══ DATA SECTION

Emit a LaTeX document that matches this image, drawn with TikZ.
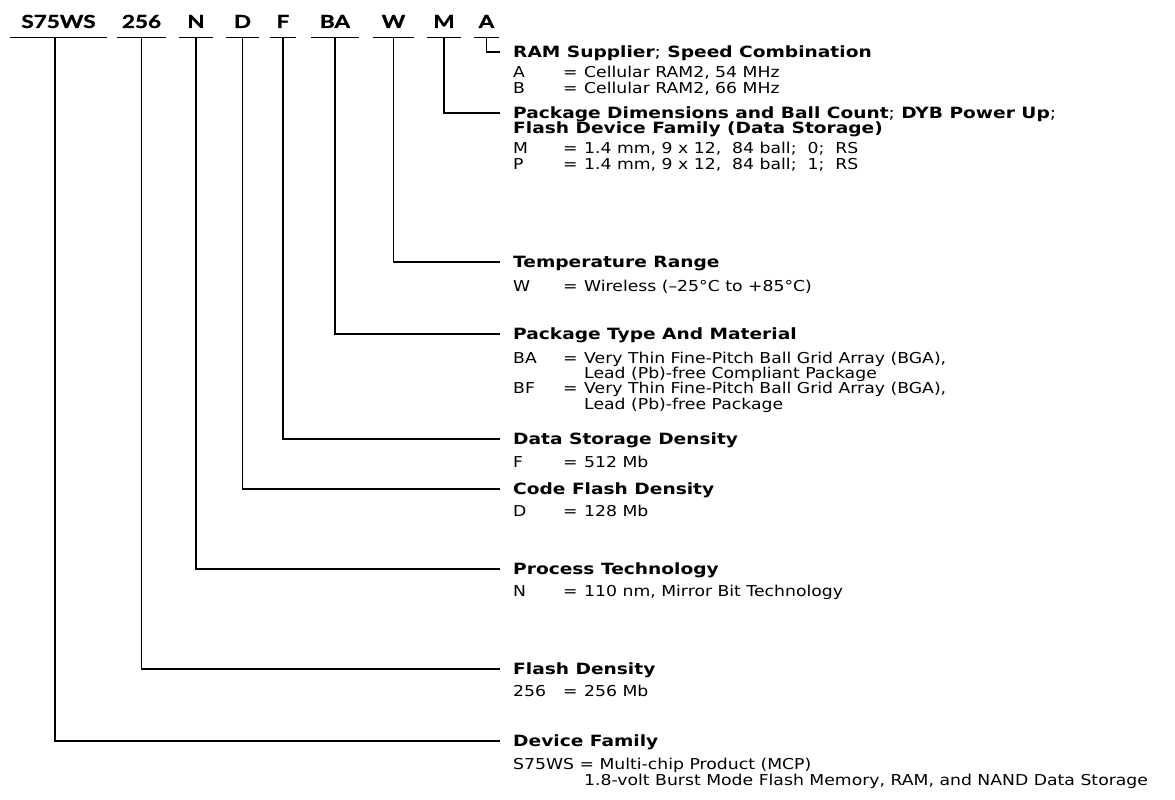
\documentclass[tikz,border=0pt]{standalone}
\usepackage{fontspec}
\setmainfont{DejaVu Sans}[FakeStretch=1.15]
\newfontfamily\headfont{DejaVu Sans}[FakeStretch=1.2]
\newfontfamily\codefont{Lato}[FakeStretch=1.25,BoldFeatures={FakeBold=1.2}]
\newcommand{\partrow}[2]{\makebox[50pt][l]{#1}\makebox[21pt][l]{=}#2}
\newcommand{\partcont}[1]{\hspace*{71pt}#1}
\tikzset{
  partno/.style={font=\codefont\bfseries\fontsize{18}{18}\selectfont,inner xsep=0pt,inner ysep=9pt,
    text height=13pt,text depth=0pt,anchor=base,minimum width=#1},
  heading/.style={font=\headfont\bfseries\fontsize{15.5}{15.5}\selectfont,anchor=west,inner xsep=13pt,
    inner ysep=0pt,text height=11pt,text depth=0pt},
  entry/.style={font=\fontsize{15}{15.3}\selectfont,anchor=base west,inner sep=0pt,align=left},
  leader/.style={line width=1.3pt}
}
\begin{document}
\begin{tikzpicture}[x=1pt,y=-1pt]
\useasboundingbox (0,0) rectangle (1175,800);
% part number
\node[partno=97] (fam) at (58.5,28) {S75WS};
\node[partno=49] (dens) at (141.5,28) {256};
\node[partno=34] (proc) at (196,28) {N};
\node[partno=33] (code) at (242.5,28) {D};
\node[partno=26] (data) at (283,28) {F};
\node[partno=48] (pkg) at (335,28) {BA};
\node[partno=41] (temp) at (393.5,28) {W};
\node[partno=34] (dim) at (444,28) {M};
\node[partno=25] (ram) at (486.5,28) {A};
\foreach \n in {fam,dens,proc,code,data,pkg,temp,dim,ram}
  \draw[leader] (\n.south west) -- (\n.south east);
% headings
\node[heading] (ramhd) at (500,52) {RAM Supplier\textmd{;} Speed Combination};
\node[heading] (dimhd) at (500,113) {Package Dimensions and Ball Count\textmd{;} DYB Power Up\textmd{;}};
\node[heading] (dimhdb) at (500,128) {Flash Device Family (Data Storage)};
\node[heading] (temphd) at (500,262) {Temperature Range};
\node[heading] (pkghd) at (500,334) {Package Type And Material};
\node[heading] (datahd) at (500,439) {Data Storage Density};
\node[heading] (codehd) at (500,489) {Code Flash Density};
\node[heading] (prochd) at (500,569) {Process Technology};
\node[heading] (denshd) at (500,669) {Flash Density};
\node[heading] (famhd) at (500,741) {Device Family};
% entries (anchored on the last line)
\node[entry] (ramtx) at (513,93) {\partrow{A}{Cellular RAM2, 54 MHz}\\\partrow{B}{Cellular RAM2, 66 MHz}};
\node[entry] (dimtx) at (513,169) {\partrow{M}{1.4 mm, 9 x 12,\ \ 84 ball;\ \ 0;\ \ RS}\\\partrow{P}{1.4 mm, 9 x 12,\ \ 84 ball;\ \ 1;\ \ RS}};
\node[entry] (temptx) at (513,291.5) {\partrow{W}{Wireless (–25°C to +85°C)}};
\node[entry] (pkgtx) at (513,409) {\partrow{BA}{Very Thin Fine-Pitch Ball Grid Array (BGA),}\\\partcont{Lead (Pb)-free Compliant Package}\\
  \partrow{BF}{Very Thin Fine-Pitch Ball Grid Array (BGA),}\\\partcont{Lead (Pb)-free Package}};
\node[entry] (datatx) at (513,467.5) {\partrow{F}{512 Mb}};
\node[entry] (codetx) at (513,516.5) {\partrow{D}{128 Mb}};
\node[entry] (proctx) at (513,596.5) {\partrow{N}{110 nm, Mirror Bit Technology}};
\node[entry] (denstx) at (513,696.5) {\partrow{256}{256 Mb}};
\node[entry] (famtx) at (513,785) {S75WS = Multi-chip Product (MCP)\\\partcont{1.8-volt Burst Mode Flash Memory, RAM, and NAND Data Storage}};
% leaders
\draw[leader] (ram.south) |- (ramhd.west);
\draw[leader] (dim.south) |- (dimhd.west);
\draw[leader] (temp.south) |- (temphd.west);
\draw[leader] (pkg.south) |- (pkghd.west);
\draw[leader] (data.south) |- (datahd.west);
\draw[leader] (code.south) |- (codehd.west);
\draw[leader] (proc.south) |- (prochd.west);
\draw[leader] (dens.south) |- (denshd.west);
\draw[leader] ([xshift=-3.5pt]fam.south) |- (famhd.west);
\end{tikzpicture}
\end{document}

════
══ DATA SECTION

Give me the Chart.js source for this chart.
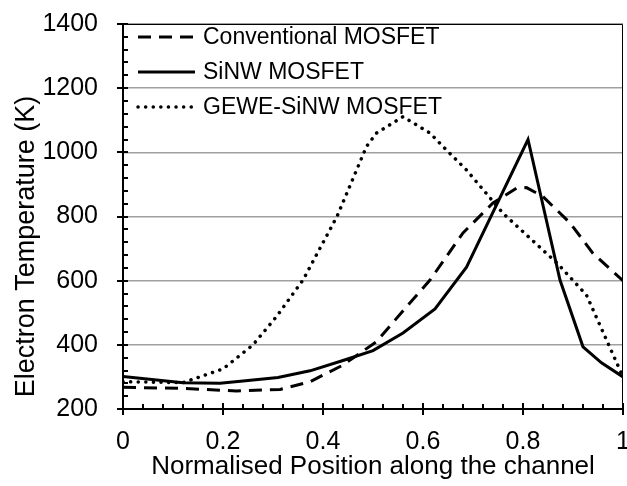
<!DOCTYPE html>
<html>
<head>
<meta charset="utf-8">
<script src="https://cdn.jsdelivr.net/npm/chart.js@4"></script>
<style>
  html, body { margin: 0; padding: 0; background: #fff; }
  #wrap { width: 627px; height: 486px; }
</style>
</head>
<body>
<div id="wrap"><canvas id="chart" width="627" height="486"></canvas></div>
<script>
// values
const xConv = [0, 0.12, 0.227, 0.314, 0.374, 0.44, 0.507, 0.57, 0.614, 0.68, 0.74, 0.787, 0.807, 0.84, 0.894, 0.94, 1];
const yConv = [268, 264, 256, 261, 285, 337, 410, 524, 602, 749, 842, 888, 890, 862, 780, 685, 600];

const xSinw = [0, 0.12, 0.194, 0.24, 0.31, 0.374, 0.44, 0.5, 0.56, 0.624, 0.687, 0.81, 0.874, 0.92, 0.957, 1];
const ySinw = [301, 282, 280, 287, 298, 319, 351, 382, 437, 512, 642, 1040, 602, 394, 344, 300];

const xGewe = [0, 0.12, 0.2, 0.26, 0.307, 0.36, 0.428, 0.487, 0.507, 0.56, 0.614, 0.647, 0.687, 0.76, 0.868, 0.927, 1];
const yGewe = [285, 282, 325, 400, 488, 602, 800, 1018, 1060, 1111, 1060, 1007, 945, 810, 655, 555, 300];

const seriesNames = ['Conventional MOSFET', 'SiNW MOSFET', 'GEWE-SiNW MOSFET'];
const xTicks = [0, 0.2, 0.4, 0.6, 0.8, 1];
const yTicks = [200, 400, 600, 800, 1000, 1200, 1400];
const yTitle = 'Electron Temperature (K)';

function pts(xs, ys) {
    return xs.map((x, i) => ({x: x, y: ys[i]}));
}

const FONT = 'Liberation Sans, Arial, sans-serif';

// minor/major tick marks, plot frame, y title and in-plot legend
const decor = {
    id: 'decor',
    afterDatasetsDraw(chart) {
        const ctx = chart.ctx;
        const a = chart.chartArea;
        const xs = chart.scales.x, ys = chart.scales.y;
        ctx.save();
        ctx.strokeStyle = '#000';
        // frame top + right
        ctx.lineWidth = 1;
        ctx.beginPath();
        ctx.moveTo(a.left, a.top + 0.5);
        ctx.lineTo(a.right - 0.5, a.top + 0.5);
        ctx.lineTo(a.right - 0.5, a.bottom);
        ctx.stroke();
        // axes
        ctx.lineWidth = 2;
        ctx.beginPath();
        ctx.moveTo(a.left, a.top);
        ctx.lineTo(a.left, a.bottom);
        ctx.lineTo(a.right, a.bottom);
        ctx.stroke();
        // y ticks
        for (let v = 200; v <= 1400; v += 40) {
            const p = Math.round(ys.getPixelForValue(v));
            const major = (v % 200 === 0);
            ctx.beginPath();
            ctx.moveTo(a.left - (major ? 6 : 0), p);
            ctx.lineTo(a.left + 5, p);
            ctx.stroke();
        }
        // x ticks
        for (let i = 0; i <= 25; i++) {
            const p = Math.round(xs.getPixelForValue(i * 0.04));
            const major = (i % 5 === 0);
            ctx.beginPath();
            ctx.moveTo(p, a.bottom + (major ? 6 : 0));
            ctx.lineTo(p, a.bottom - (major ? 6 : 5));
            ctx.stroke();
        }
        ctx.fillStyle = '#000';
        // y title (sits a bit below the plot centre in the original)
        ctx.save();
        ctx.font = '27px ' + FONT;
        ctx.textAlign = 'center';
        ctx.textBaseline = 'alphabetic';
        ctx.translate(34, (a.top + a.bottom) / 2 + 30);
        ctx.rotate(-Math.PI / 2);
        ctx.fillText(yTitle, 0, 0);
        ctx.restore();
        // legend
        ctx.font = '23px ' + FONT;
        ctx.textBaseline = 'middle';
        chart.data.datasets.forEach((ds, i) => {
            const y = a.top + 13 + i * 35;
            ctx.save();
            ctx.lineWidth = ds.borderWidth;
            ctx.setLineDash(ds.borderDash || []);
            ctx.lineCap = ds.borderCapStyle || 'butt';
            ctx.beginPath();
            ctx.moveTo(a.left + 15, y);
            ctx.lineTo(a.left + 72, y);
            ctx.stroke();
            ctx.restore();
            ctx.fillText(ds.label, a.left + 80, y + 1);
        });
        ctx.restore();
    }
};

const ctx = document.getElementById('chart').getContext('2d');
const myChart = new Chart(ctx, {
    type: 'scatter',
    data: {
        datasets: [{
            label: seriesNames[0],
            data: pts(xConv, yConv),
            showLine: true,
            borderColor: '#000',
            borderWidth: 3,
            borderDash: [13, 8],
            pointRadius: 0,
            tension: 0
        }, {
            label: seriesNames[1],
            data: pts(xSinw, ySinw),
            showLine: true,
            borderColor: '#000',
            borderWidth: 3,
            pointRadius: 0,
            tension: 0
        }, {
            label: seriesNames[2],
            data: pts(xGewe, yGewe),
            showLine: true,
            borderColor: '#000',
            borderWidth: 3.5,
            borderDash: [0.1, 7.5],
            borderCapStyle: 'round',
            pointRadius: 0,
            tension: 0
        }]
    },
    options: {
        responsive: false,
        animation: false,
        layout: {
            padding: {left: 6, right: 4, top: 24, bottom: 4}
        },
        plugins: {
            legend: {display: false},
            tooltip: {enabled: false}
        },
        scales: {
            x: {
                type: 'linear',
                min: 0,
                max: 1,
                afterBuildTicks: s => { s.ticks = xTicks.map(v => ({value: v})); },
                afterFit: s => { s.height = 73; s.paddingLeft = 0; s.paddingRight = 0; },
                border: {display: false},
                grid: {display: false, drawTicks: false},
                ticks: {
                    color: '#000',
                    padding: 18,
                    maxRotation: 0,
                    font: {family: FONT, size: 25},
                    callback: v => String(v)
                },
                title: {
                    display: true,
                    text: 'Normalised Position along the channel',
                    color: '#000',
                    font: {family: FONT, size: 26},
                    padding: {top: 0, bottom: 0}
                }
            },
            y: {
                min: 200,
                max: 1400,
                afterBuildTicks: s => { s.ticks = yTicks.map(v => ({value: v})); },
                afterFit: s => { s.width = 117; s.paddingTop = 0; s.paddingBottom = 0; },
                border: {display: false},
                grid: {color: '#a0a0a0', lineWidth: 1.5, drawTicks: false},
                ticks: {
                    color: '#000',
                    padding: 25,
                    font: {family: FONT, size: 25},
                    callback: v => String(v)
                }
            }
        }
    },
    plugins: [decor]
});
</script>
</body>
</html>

════

* [TASK BRIEF]: Repeat exactly, and only, the lines from the one containing "Give me the Chart.js source for this chart." through the one containing "394, 344, 300];", both included, without the pictures.

* [ANSWER BELOW]:
Give me the Chart.js source for this chart.
<!DOCTYPE html>
<html>
<head>
<meta charset="utf-8">
<script src="https://cdn.jsdelivr.net/npm/chart.js@4"></script>
<style>
  html, body { margin: 0; padding: 0; background: #fff; }
  #wrap { width: 627px; height: 486px; }
</style>
</head>
<body>
<div id="wrap"><canvas id="chart" width="627" height="486"></canvas></div>
<script>
// values
const xConv = [0, 0.12, 0.227, 0.314, 0.374, 0.44, 0.507, 0.57, 0.614, 0.68, 0.74, 0.787, 0.807, 0.84, 0.894, 0.94, 1];
const yConv = [268, 264, 256, 261, 285, 337, 410, 524, 602, 749, 842, 888, 890, 862, 780, 685, 600];

const xSinw = [0, 0.12, 0.194, 0.24, 0.31, 0.374, 0.44, 0.5, 0.56, 0.624, 0.687, 0.81, 0.874, 0.92, 0.957, 1];
const ySinw = [301, 282, 280, 287, 298, 319, 351, 382, 437, 512, 642, 1040, 602, 394, 344, 300];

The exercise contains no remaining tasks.